Yes, everyone was if you include the price of bananas and
mangoes and just about everything else.


Being a
child of the Pacific, how do you feel about all of this devastating seismic
activity going on causing these earthquakes in Japan
and New Zealand and the
flooding in Australia?
Did you ever experience anything like it growing up or is this new territory?

Melbourne seems to
be spared most of these extremities. It’s not on the edge of a tectonic plate
or fault line and nestled far up an enclosed bay from the ocean. Though I was
born in the town which was the first to be flooded in the recent floods in Victoria which came after the Queensland ones. Not sure this is really relevant
to anything I’m qualified to talk about.


EMI has
recently released expanded editions of four seminal Nick Cave and the Bad
Seeds albums in Let Love
In, Murder Ballads, The Boatman’s Call 
and No More Shall We Part. Which one
of that quartet of titles is your favorite and why?

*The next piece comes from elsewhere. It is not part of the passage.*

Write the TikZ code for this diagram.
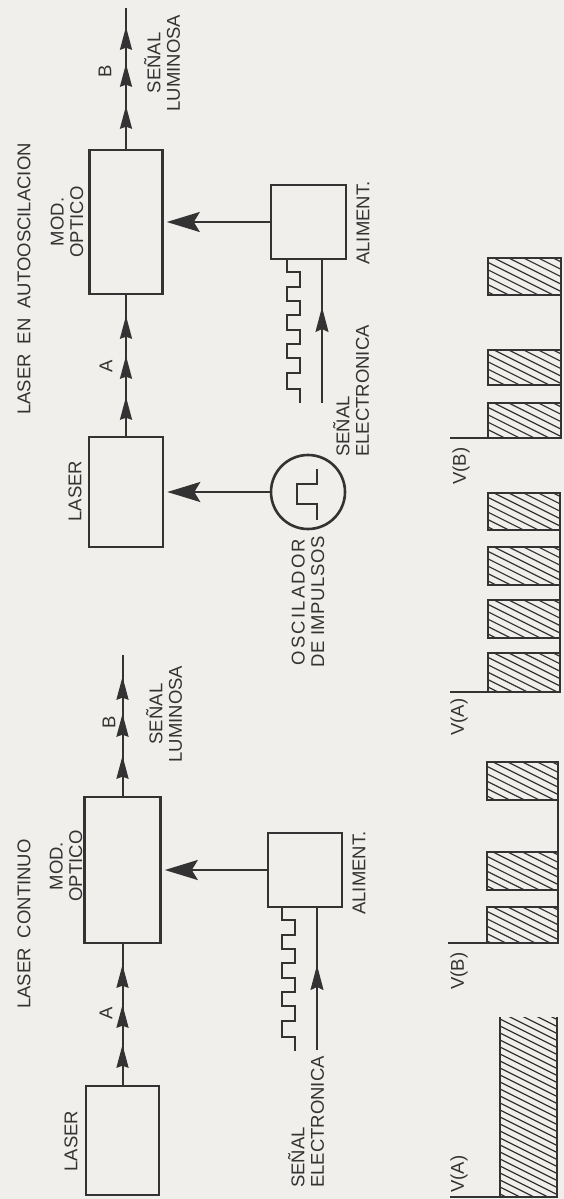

Hard choice between Let Love In and Murder Ballads. I think both albums are good demonstrations of the
Bad Seeds working really well in the studio and creating that feel, that
chemistry. Great atmospheres and playing. So I prefer them to the latter two
albums, where there is much less of that in play. 


have you and Nick
Cave spoken since you
left the Bad Seeds fold? Has the time away provided any kind of healing element
to your friendship?

We are in touch occasionally. I’m not sure what there is to
heal, though I imagine there is something. Time will probably provide a better
answer than I could offer here and now.